BILL MOYERS: And what do you take that to mean?

REVEREND WRIGHT: That Human beings, many times, do things for nefarious purposes. And God can take that and turn something- make something good out of it.... That those sound bytes, those snippets were taken for nefarious purposes. That God can take that and do something very positive for it- with it. That, in Philadelphia, in response to the sound bytes, in response to the snippets, in Philadelphia Senator Obama made a very powerful speech in terms of our need as a nation to address the whole issue of race. That's something good that's already starting. That because of you guys playing these sound bytes now what's getting ready to happen as something very positive, and something very powerful that God can take what you meant to try to hurt somebody to help the nation come to grips with truth. To help a nation come to grips with miseducation. To help a nation come to grips with things we don't like to talk about. To help a nation--

BILL MOYERS: You know, you mentioned Senator Obama. In the 20 years that you've been your pastor, have you ever heard him repeat any of your controversial statements as his opinion?

REVEREND WRIGHT: No. No. No. Absolutely not. I don't talk to him about politics. And so here at a political event, he goes out as a politician and says what he has to say as a politician. I continue to be a pastor who speaks to the people of god about the things of God.

BILL MOYERS: Here is a man who came to see you 20 years ago wanting to know about the neighborhood. Barack Obama was a skeptic when it came to religion. He sought you out because he knew you knew about the community. You led him to the faith. You performed his wedding ceremony. You baptized his two children. You were, for 20 years, his spiritual counselor. He has said that. And, yet, he, in that speech at Philadelphia, had to say some hard things about you. How, how did it go down with you when you heard Barack Obama say those things?

REVEREND WRIGHT: It went down very simply. He's a politician, I'm a pastor. We speak to two different audiences. And he says what he has to say as a politician. I say what I have to say as a pastor. Those are two different worlds. I do what I do. He does what politicians do. So that what happened in Philadelphia where he had to respond to the sound bytes, he responded as a politician. But he did not disown me because I'm a pastor.
_______________

It's sad that the sound bite of this discussion of the issue of the deceptiveness of sound bites is itself an illustration of the same point.

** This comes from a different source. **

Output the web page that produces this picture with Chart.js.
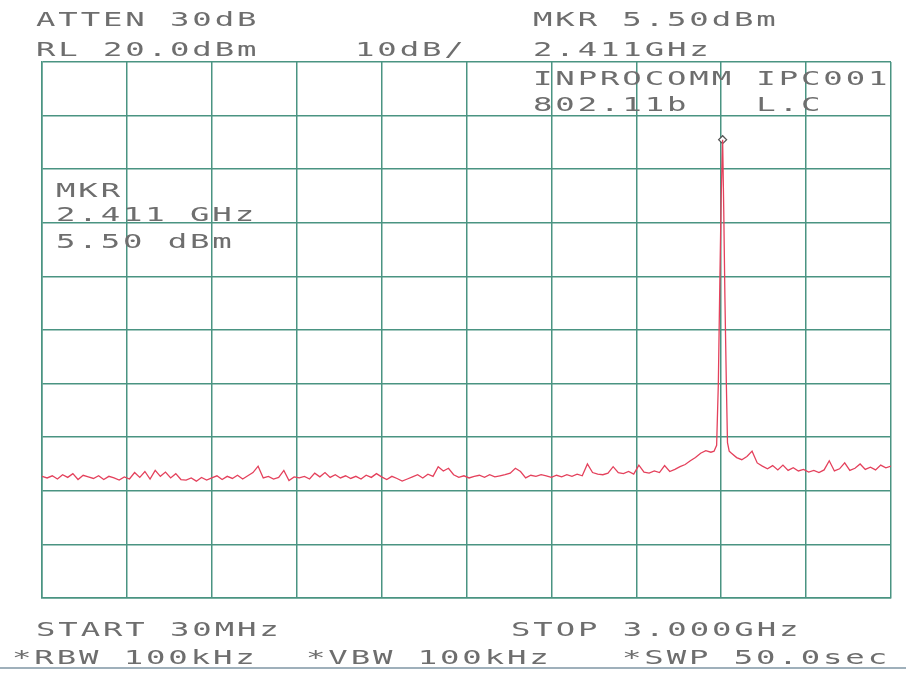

But at least you can easily watch the interview in its entirety on the web and make up your own mind:

http://www.pbs.org/moyers/journal/04252008/watch2.html

Very Sad

Linda Wertheimer had a story on NPR this morning talking to female voters.  One of them said the following about Obama's "bitter" comment:

"I read the quote in the newspaper and my first reaction was 'wow, I can't believe he actually said it, it's so insightful and it's accurate.  And then I thought 'Oh my God, I can't believe he said that.  Here it comes.'  And they took it and they spun it and he became and elitist.

And that's what I'm a little bit concerned about with Obama.  I think his honesty and the fact that he is so forthright, I think it could get him into trouble once we get into a national campaign, and the Republicans are just sitting there waiting to pounce."

http://www.npr.org/templates/story/story.php?storyId=89676020

So this is where we are as Democrats?  Too afraid to nominate the guy who is insightful, honest, and forthright?

I've heard similar comments made here and elsewhere.  How sad.  People actually think that the only way we can beat the Rovian Republicans is to become them.

If you want to vote for Clinton because you believe she would make the best president, do it.  But please, please, don't vote for her out of the "fear of possibility", as Michelle Obama called it.

If you want to vote for Clinton because you were offended by Obama's remarks, go ahead and do it.  But don't do it because, even though you personally think it was an insightful comment, you're worried about how some certain demographic might take it.

Doing that is giving in to a mainstream media that covers only the horserace aspects of the campaign.

Doing that is giving in to a Karl Rove view of the electorate.

If I start believing that, then I stop believing in the viability of democracy.

I'm not being naive; I do understand that we have to win.  I'm not encouraging anyone to vote for Kucinich, or Nader.  I'm encouraging people NOT to vote for the lesser of two evils, but for the person they actually believe in.  And I firmly believe that if that happens, Obama will be our nominee, and our next president.